When I graduated from film school in California I drove around the country for a couple of months and one of the books I took with me was Hemingway’s The Sun Also Rises. On that trip I went out of my way to drive through Ketchum, Idaho where Hemingway killed himself in 1961. While I lived in Florida I toured his Key West house that’s open to the public and where he wrote To Have and Have Not. (If I recall correctly, they said his custom in Key West was to swim early in the morning and write standing up from 8AM until noon.)

Once on a flight to London for a shoot I read Hemingway’s The Green Hills of Africa. And over the years as I found myself in Kansas City, Oak Park, Petoskey, Venice (including Harry’s Bar) and Paris I’ve always thought of Hemingway and his time spent in those places. Oh, and at the University of Miami I was in the film program with Hilary Hemingway (Ernest’s neice) .

Though I’ve never seen a bull-fight in Spain, caught a marlin off the waters of Cuba, or been on a safari in Africa—someday I will. I hope. Hemingway’s adventurous life has influenced me as much as his writings. Moving to Iowa in ’03 has just been another part of the adventure. So even this blog has a loose assoication to the Hemingway spirit. A couple of days ago I went down to the Cedar Falls Library and picked up a copy of Hemingway’s memoir A Moveable Feast that I’d never read.  It’s mostly his account of being young, poor, and unpublished while living in Paris in the 1920s.

“Sometimes when I was starting a new story and I could not get going, I would sit in front of the fire and squeeze the peel of the little oranges into the edge of the flame and watch the sputter of blue that they made. I would stand and look out over the roofs of Paris and think, ‘Do not worry. You have always written before and you will write now. All you have to do is write one true sentence. Write the truest sentence that you know.’ So finally I would write one true sentence, and then go from there. It was easy then because there was always one true sentence that I knew or had seen or had heard someone say. “
Ernest Hemingway
A Moveable Feast

Looking for a little note of inspiration to stick above your computer? Hard to beat, “All you have to do is write one true sentence.”

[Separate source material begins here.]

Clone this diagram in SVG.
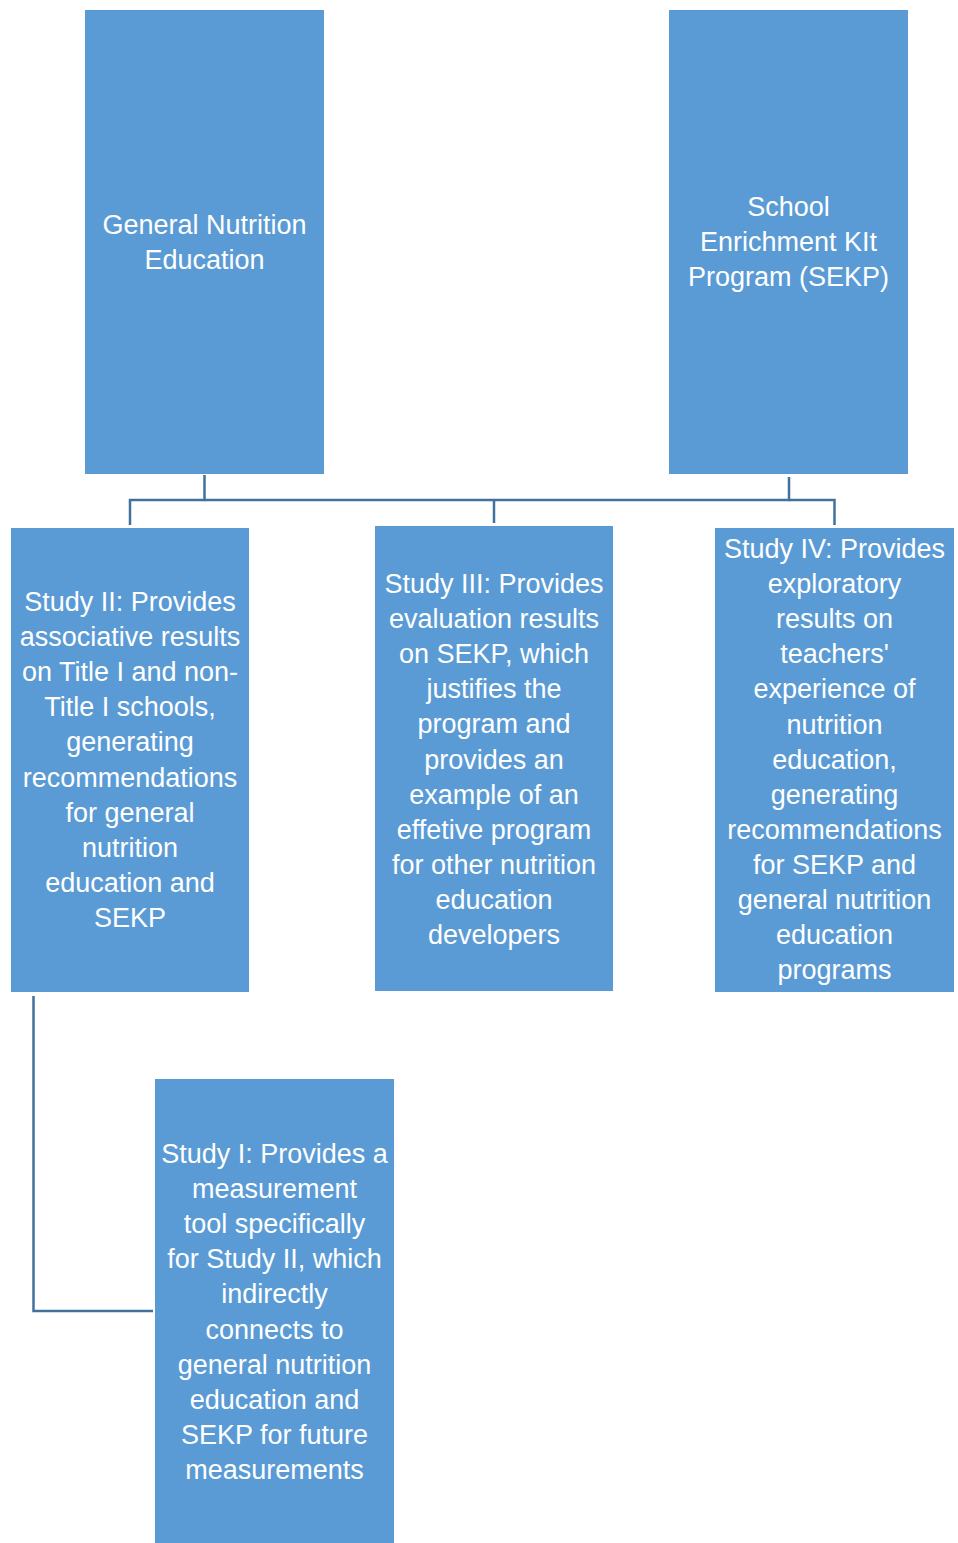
<svg xmlns="http://www.w3.org/2000/svg" width="958" height="1543" viewBox="0 0 958 1543">
<style>
.box{fill:#5B9BD5;}
.lbl{font-family:"Liberation Sans",Arial,sans-serif;font-size:27px;fill:#FFFFFF;text-anchor:middle;}
.conn{fill:none;stroke:#41719C;stroke-width:2.5;}
</style>
<rect width="958" height="1543" fill="#FFFFFF"/>
<g id="connectors">
<path class="conn" d="M204.5 475 V500 H130 V525"/>
<path class="conn" d="M204.5 500 H789 V477"/>
<path class="conn" d="M494 500 V523"/>
<path class="conn" d="M789 500 H834.5 V525"/>
<path class="conn" d="M33.5 996 V1311 H153"/>
</g>
<g id="gne">
<rect class="box" x="85" y="10" width="239" height="464"/>
<text class="lbl" x="204.5" y="234">General Nutrition<tspan x="204.5" dy="35.1">Education</tspan></text>
</g>
<g id="sekp">
<rect class="box" x="669" y="10" width="239" height="464"/>
<text class="lbl" x="788.5" y="216">School<tspan x="788.5" dy="35.1">Enrichment KIt</tspan><tspan x="788.5" dy="35.1">Program (SEKP)</tspan></text>
</g>
<g id="study2">
<rect class="box" x="11" y="528" width="238" height="464"/>
<text class="lbl" x="130" y="611">Study II: Provides<tspan x="130" dy="35.1">associative results</tspan><tspan x="130" dy="35.1">on Title I and non-</tspan><tspan x="130" dy="35.1">Title I schools,</tspan><tspan x="130" dy="35.1">generating</tspan><tspan x="130" dy="35.1">recommendations</tspan><tspan x="130" dy="35.1">for general</tspan><tspan x="130" dy="35.1">nutrition</tspan><tspan x="130" dy="35.1">education and</tspan><tspan x="130" dy="35.1">SEKP</tspan></text>
</g>
<g id="study3">
<rect class="box" x="375" y="526" width="238" height="465"/>
<text class="lbl" x="494" y="593">Study III: Provides<tspan x="494" dy="35.1">evaluation results</tspan><tspan x="494" dy="35.1">on SEKP, which</tspan><tspan x="494" dy="35.1">justifies the</tspan><tspan x="494" dy="35.1">program and</tspan><tspan x="494" dy="35.1">provides an</tspan><tspan x="494" dy="35.1">example of an</tspan><tspan x="494" dy="35.1">effetive program</tspan><tspan x="494" dy="35.1">for other nutrition</tspan><tspan x="494" dy="35.1">education</tspan><tspan x="494" dy="35.1">developers</tspan></text>
</g>
<g id="study4">
<rect class="box" x="715" y="528" width="239" height="464"/>
<text class="lbl" x="834.5" y="558">Study IV: Provides<tspan x="834.5" dy="35.1">exploratory</tspan><tspan x="834.5" dy="35.1">results on</tspan><tspan x="834.5" dy="35.1">teachers'</tspan><tspan x="834.5" dy="35.1">experience of</tspan><tspan x="834.5" dy="35.1">nutrition</tspan><tspan x="834.5" dy="35.1">education,</tspan><tspan x="834.5" dy="35.1">generating</tspan><tspan x="834.5" dy="35.1">recommendations</tspan><tspan x="834.5" dy="35.1">for SEKP and</tspan><tspan x="834.5" dy="35.1">general nutrition</tspan><tspan x="834.5" dy="35.1">education</tspan><tspan x="834.5" dy="35.1">programs</tspan></text>
</g>
<g id="study1">
<rect class="box" x="155" y="1079" width="239" height="464"/>
<text class="lbl" x="274.5" y="1163">Study I: Provides a<tspan x="274.5" dy="35.1">measurement</tspan><tspan x="274.5" dy="35.1">tool specifically</tspan><tspan x="274.5" dy="35.1">for Study II, which</tspan><tspan x="274.5" dy="35.1">indirectly</tspan><tspan x="274.5" dy="35.1">connects to</tspan><tspan x="274.5" dy="35.1">general nutrition</tspan><tspan x="274.5" dy="35.1">education and</tspan><tspan x="274.5" dy="35.1">SEKP for future</tspan><tspan x="274.5" dy="35.1">measurements</tspan></text>
</g>
</svg>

P.S. One of the things I delight in when reading Hemingway’s letters is his creative ways of spelling. Hemingway could write, but he couldn’t spell. Nothing a little spell checker wouldn’t fix these days, but we all have our achilles heels don’t we? Hemingway was also no Mark Twain when it came to public speaking. “One of Ernest Hemingway’s deadliest enemies was The Micophone,” said A.E. Hotchner. Just listen to his talk on In Harry’s Bar in Venice or his Nobel Prize Acceptance speech to know what Hotchner meant.

For those that cling to the idea that great writers ideally make the best teachers, I think Hemingway is a pretty good example to the contrary. His writing can take you’re breath away, his speaking—not so much. And I’m sure rather than nurturing an up and coming writer Hemingway would rather have been hunting or drinking. But hanging out with him and his creative gang on the Left Bank in Paris in the 20s would have been quite a learning experience.